Asia ex-Japan accounts for 6-7 per cent of the global stock exchange indices, but it accounts for 20 per cent of global gross domestic product (GDP) and more than 50 per cent of global growth, according to David Urquhart, portfolio manager of the Fidelity Asia Fund.
“If you start to ask yourself: ‘If I buy a global fund am I getting the exposure to Asia that I really should be getting?’ – even if you just wanted to bring it into line with where you see GDP figures around the world you should be more than double that,” he said.
“There’s a strong argument for having additional exposure and perhaps pure exposure to Asia because of that.”
Asia will likely continue to be a key driver of global growth over the next five to 10 years, meaning investors would want to have their investments aligned with where that growth is coming from, he said.
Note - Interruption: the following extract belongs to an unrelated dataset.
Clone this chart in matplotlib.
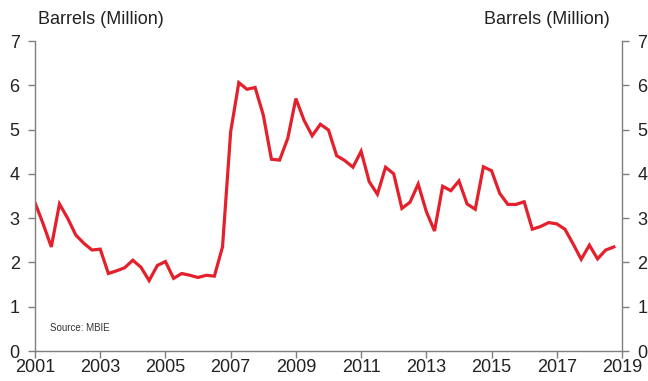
import numpy as np
import matplotlib
matplotlib.use("Agg")
import matplotlib.pyplot as plt

plt.rcParams["font.family"] = ["Liberation Sans", "DejaVu Sans"]

# Quarterly oil production, 2001 Q1 to 2018 Q4
start_year = 2001
values = [
    3.35, 2.87, 2.35, 3.32,   # 2001
    3.00, 2.62, 2.43, 2.28,   # 2002
    2.30, 1.75, 1.81, 1.88,   # 2003
    2.05, 1.89, 1.59, 1.93,   # 2004
    2.02, 1.64, 1.75, 1.71,   # 2005
    1.66, 1.71, 1.69, 2.35,   # 2006
    4.95, 6.06, 5.91, 5.95,   # 2007
    5.33, 4.33, 4.31, 4.80,   # 2008
    5.70, 5.21, 4.86, 5.12,   # 2009
    4.99, 4.41, 4.30, 4.15,   # 2010
    4.51, 3.82, 3.54, 4.15,   # 2011
    4.00, 3.22, 3.36, 3.77,   # 2012
    3.15, 2.71, 3.72, 3.62,   # 2013
    3.84, 3.32, 3.20, 4.16,   # 2014
    4.07, 3.56, 3.31, 3.31,   # 2015
    3.37, 2.75, 2.81, 2.90,   # 2016
    2.87, 2.75, 2.42, 2.07,   # 2017
    2.39, 2.08, 2.28, 2.35,   # 2018
]
x_ticks = list(range(2001, 2020, 2))
y_ticks = list(range(0, 8))

dates = start_year + np.arange(len(values)) / 4

fig = plt.figure(figsize=(6.48, 3.81), dpi=100)
ax = fig.add_axes([35 / 648, 30 / 381, 587 / 648, 310 / 381])

ax.plot(dates, values, color="#e3202b", linewidth=2.3, solid_joinstyle="miter")

ax.set_xlim(2001, 2019)
ax.set_ylim(0, 7)
ax.set_xticks(x_ticks)
ax.set_yticks(y_ticks)

spine_col = "#7f7f7f"
for side in ["left", "right", "bottom"]:
    ax.spines[side].set_color(spine_col)
    ax.spines[side].set_linewidth(1.0)
ax.spines["top"].set_visible(False)

ax.tick_params(axis="x", direction="out", length=5, width=1, color=spine_col,
               labelsize=13, pad=0.5, labelcolor="#222222")
ax.tick_params(axis="y", which="both", direction="out", length=5, width=1,
               color=spine_col, labelsize=13, pad=6, labelcolor="#222222",
               left=True, right=True, labelleft=True, labelright=True)

fig.text(38 / 648, 1 - 24 / 381, "Barrels (Million)", fontsize=13,
         color="#222222", ha="left", va="baseline")
fig.text(610 / 648, 1 - 24 / 381, "Barrels (Million)", fontsize=13,
         color="#222222", ha="right", va="baseline")
ax.text(2001.45, 0.45, "Source: MBIE", fontsize=7, color="#333333")

fig.savefig("out.png", dpi=100)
In terms of overall asset allocation, there is a risk in many other developed countries where funds are overly invested in defensive asset classes of fixed income and cash.
Global policies in central banks have pushed interest rates extremely low, meaning you can’t get as much as 1 per cent return on cash, and 10-year bond yield in the US are around 3 per cent, Urquardt said. But he added that there was still a lot of money that could come into Asia and push prices up further.